╭─ DATA FOR THIS EXERCISE
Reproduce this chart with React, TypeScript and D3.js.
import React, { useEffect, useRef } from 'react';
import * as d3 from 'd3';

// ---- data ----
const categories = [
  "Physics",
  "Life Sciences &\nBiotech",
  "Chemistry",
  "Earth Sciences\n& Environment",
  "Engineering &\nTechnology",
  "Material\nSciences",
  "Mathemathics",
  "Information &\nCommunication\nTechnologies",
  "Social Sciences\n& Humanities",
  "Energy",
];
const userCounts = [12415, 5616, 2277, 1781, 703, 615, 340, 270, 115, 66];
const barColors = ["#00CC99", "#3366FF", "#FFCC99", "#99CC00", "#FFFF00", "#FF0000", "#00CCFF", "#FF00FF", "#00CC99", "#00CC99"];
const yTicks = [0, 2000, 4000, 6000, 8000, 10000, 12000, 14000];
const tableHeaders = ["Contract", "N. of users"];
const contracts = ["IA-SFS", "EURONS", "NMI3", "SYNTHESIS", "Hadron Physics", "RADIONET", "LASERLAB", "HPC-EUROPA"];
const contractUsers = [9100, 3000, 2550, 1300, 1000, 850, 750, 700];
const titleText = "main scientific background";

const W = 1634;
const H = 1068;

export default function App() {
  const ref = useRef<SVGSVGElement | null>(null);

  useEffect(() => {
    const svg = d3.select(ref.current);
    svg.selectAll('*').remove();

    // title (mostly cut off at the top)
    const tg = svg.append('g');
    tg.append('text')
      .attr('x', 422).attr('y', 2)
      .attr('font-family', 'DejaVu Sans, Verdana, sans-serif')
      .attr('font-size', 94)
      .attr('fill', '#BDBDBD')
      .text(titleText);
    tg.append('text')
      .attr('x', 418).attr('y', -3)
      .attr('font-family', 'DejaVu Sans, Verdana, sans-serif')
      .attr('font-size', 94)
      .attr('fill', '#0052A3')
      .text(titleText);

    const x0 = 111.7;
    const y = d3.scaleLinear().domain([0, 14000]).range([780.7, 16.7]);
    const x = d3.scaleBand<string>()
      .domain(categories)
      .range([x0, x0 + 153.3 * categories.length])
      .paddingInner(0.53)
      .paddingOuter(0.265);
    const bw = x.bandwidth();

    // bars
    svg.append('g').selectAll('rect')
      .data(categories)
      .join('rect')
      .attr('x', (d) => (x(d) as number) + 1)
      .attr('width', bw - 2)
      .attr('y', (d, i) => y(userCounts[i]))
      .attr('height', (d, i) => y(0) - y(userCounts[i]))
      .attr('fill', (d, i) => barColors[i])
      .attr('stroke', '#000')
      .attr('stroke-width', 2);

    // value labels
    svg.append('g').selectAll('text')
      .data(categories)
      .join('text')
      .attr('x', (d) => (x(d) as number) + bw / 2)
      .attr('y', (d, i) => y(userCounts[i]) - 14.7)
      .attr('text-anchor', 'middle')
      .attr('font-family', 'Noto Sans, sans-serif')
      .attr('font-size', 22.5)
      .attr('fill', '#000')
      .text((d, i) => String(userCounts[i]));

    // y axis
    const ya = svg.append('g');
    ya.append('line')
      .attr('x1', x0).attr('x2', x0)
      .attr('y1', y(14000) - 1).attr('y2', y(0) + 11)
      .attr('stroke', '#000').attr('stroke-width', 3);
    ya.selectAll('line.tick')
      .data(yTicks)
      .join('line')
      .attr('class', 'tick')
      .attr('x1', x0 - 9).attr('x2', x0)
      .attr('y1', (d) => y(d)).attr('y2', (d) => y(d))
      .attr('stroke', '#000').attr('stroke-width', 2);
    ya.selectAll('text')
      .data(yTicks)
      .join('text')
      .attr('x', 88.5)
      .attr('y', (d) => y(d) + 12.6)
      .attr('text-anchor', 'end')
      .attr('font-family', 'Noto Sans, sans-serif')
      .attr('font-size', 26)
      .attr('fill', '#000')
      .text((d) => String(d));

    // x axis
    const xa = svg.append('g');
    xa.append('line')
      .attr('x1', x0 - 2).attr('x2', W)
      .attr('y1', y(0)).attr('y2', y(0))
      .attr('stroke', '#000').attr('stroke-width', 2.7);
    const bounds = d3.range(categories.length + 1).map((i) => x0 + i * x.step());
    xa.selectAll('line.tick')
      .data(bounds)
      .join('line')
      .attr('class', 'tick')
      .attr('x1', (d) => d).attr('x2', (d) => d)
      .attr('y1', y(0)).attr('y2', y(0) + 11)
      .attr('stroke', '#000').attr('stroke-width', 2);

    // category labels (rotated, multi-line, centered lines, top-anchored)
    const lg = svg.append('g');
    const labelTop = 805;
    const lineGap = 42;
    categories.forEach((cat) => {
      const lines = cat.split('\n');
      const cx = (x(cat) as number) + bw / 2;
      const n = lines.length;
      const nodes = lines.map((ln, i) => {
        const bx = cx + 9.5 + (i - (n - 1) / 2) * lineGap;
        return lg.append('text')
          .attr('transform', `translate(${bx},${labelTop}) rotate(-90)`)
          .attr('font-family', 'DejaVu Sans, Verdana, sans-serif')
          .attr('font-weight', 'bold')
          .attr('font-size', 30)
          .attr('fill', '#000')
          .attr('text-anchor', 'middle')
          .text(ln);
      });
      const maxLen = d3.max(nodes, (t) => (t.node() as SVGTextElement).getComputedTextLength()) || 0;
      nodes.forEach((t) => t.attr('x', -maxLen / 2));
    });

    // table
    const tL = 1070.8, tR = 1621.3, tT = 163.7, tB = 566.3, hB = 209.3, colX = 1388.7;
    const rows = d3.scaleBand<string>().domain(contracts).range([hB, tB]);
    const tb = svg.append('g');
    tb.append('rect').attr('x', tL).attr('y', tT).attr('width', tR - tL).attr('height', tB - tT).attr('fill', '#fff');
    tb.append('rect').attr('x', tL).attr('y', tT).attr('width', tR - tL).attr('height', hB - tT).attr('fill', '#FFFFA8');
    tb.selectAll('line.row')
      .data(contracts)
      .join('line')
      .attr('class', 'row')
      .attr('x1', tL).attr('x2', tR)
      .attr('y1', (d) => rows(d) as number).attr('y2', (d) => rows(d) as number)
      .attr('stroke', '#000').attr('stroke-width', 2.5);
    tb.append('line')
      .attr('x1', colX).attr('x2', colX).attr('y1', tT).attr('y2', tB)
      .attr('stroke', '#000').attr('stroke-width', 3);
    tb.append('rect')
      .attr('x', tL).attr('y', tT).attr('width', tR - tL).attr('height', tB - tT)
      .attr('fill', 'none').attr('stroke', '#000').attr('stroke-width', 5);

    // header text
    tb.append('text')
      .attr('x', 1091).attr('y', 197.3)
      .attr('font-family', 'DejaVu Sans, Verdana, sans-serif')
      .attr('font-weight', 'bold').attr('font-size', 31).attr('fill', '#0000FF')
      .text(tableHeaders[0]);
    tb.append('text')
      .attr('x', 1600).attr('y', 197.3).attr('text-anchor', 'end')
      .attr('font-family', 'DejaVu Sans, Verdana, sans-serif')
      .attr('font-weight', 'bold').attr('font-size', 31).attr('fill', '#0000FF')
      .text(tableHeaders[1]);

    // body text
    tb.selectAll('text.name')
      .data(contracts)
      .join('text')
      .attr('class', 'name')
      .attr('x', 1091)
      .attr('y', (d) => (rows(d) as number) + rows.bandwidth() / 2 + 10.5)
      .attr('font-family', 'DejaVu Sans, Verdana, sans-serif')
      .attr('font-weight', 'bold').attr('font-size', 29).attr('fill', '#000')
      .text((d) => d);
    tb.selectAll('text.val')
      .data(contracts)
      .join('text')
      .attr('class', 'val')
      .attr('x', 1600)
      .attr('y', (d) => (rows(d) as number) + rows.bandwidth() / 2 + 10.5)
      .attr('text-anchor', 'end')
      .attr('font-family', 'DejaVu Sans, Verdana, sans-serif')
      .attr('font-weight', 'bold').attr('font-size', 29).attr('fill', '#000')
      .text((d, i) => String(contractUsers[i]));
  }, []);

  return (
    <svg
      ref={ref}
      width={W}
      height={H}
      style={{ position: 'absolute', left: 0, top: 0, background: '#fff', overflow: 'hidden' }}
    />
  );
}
╰─
╭─ DATA FOR THIS EXERCISE
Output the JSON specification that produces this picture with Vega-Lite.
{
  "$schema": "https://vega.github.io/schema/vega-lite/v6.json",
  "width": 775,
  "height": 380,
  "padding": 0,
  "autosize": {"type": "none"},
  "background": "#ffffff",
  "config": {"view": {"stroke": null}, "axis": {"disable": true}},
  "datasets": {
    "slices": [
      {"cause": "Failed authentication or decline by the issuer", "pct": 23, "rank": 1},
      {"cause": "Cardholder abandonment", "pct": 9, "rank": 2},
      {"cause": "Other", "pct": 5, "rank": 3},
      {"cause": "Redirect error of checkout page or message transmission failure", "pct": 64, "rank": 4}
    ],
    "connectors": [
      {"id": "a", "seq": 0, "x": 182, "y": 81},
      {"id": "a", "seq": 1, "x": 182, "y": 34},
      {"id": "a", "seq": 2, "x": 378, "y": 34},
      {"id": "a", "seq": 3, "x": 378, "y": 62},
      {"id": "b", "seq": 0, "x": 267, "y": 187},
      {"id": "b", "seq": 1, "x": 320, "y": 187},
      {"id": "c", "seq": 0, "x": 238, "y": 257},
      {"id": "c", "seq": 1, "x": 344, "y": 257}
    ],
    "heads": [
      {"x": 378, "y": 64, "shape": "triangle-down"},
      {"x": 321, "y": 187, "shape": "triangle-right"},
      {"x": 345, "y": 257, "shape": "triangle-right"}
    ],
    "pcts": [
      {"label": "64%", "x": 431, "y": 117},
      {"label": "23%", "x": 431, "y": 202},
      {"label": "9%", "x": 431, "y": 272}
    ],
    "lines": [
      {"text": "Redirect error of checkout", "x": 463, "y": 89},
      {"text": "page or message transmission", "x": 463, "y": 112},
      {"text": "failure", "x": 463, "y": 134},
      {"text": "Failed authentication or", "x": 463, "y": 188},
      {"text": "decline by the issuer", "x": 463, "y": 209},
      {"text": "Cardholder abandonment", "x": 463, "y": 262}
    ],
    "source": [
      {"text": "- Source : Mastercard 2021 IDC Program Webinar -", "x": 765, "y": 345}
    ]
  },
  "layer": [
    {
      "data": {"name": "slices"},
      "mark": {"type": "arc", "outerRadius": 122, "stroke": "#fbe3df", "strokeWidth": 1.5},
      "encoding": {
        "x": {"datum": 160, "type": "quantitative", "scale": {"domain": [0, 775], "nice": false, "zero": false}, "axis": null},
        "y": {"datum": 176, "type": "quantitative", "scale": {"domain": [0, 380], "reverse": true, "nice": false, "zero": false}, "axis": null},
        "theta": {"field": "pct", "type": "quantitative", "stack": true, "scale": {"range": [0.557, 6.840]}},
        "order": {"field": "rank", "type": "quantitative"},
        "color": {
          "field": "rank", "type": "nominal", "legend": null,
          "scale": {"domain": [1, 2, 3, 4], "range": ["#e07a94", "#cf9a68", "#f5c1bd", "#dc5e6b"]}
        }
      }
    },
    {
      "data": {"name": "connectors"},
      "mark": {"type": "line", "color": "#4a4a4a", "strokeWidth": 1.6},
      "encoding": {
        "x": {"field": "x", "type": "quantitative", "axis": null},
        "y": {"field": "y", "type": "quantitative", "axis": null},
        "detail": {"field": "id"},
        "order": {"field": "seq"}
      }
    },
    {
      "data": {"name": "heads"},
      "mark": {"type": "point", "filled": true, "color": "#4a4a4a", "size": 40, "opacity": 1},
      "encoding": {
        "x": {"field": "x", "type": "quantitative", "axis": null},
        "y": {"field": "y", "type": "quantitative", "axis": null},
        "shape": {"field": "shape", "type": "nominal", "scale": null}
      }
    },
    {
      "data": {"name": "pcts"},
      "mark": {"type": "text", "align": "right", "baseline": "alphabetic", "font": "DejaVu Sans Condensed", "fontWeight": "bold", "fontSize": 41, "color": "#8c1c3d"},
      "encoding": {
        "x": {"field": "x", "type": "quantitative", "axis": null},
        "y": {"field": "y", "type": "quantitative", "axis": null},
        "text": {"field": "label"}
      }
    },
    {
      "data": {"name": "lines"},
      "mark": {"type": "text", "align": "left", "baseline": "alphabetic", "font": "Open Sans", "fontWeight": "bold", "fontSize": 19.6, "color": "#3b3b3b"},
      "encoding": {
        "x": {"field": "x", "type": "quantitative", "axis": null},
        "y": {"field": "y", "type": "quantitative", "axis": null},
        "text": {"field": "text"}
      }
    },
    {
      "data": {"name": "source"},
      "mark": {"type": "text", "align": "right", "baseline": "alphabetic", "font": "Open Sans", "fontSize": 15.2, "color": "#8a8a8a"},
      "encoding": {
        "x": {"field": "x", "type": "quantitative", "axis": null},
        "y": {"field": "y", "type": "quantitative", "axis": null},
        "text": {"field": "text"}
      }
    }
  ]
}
╰─
**EXERCISE DESCRIPTION**
Begin at the line that has "Reproduce this chart"; stop after the line that has "const H = 1068;". Copy every line in that span exactly.

**FINAL RESULT**
Reproduce this chart with React, TypeScript and D3.js.
import React, { useEffect, useRef } from 'react';
import * as d3 from 'd3';

// ---- data ----
const categories = [
  "Physics",
  "Life Sciences &\nBiotech",
  "Chemistry",
  "Earth Sciences\n& Environment",
  "Engineering &\nTechnology",
  "Material\nSciences",
  "Mathemathics",
  "Information &\nCommunication\nTechnologies",
  "Social Sciences\n& Humanities",
  "Energy",
];
const userCounts = [12415, 5616, 2277, 1781, 703, 615, 340, 270, 115, 66];
const barColors = ["#00CC99", "#3366FF", "#FFCC99", "#99CC00", "#FFFF00", "#FF0000", "#00CCFF", "#FF00FF", "#00CC99", "#00CC99"];
const yTicks = [0, 2000, 4000, 6000, 8000, 10000, 12000, 14000];
const tableHeaders = ["Contract", "N. of users"];
const contracts = ["IA-SFS", "EURONS", "NMI3", "SYNTHESIS", "Hadron Physics", "RADIONET", "LASERLAB", "HPC-EUROPA"];
const contractUsers = [9100, 3000, 2550, 1300, 1000, 850, 750, 700];
const titleText = "main scientific background";

const W = 1634;
const H = 1068;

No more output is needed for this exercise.